Wednesday, March 21, 2018

Mortuary (1983)

The same year TV goody-goody Melissa Sue Anderson (LITTLE HOUSE ON THE PRAIRIE) sullied her image by acting in the slasher flick HAPPY BIRTHDAY TO ME, WALTONS girl Mary McDonough played the heroine in this tame slasher. Less effective than the Anderson film (but blessed with a great trailer), MORTUARY suffers from typically clumsy direction by Howard Avedis (née Hikmet Avedis) and a lack of surprises. For example, the obvious red herring really is the killer (Avedis is so bad at concealing the killer’s identity that one wonders whether he is trying to), and a dopey witchcraft subplot is left unfulfilled.

MORTUARY is notable as the last (to be released) film appearance of Christopher George, an ex-Marine who found stardom on television as the leader of THE RAT PATROL and ended his career in a series of junky exploitation pictures, often co-starring with his wife Lynda Day George (a regular on MISSION: IMPOSSIBLE). Lynda is also in MORTUARY, playing McDonough’s mother, while Christopher slums as a mortician who joins her in Satanic seances. Film Ventures International slowly rolled out MORTUARY to theaters during 1983 (it was filmed in the fall of 1981), and George died not long after the film’s Los Angeles release at the age of 52.

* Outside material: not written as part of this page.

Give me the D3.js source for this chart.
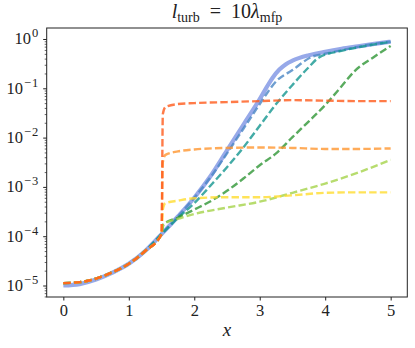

High school student McDonough continues to believe the swimming pool accident that killed her father one year ago was actually a murder. Neither her mother nor her boyfriend David Wallace (HUMONGOUS) believes her, though she has nightmares about the incident and sleepwalks into the pool on occasion. Also, nobody believes her cries after a knife-wielding creep in a black cape tries to slice her to pieces. Also in the cast: a young Bill Paxton (ALIENS), whose Texas accent is out of place here as Christopher George’s weirdo son who listens to Mozart and (literally) skips through the cemetery. Wallace is a drip, but the girls always had the best parts in these things.

The funeral home setting is ripe for a creepy thriller — and John Cacavas (HORROR EXPRESS) contributes a fine score — but Avedis (THE FIFTH FLOOR) and his partner/wife Marlene Schmidt (SCORCHY) were just not capable of writing, producing, and directing a film of great quality. When McDonough gets out of the pool after a midnight dip, the deck is already wet, meaning it was Take Two and Avedis was too lazy to either dry it off or have the actress emerge on the other side.

Not to completely bash Avedis, some of the stalking scenes manage to raise suspense, partially because the killer’s look is patterned after Death in THE SEVENTH SEAL (why the killer dons such an elaborate guise is never addressed). The ludicrous ending was obviously inspired by FRIDAY THE 13TH, but it isn’t scary this time. GREEN ACRES’ Alvy Moore has a quick bit as Wallace’s father. McDonough appears to have been doubled in her nude scenes — don’t want any WALTONS fans to vapor-lock — but she did pop her top on down the road in a direct-to-video quickie called ONE OF THOSE NIGHTS.